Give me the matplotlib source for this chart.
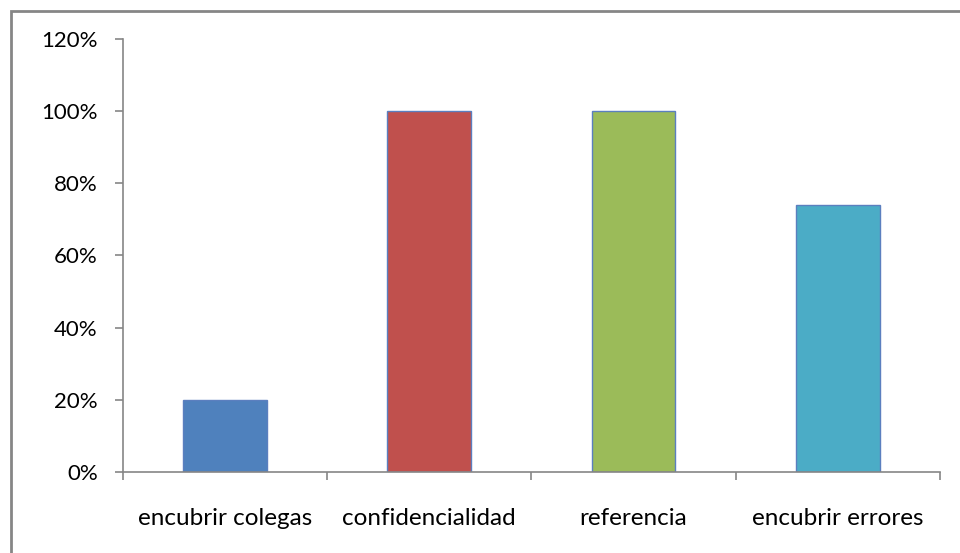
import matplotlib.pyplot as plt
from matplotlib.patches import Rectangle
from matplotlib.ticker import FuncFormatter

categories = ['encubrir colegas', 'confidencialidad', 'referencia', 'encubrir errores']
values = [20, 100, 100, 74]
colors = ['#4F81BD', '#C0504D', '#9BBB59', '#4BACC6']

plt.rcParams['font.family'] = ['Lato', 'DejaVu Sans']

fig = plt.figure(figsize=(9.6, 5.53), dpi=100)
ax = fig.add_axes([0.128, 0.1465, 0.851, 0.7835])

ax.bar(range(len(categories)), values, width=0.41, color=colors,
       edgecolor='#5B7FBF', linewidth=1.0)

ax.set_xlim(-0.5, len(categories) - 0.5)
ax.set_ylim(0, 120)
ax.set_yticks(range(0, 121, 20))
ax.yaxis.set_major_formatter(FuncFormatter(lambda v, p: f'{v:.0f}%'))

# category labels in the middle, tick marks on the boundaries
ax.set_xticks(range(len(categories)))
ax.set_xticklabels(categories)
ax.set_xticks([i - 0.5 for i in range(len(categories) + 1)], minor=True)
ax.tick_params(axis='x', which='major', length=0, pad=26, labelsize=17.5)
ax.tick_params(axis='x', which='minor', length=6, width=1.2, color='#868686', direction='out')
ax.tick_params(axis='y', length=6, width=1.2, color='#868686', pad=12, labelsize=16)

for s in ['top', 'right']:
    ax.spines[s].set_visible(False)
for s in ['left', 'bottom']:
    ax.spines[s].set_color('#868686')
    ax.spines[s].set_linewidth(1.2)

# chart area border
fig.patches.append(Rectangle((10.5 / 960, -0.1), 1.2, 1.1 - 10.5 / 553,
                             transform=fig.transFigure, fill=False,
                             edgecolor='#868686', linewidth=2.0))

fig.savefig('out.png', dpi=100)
---------------
• _THE EXERCISE_
Determine how many lines of the listing above hold the word "matplotlib". Report that number without anything else.

• _WRITTEN ANSWER_
4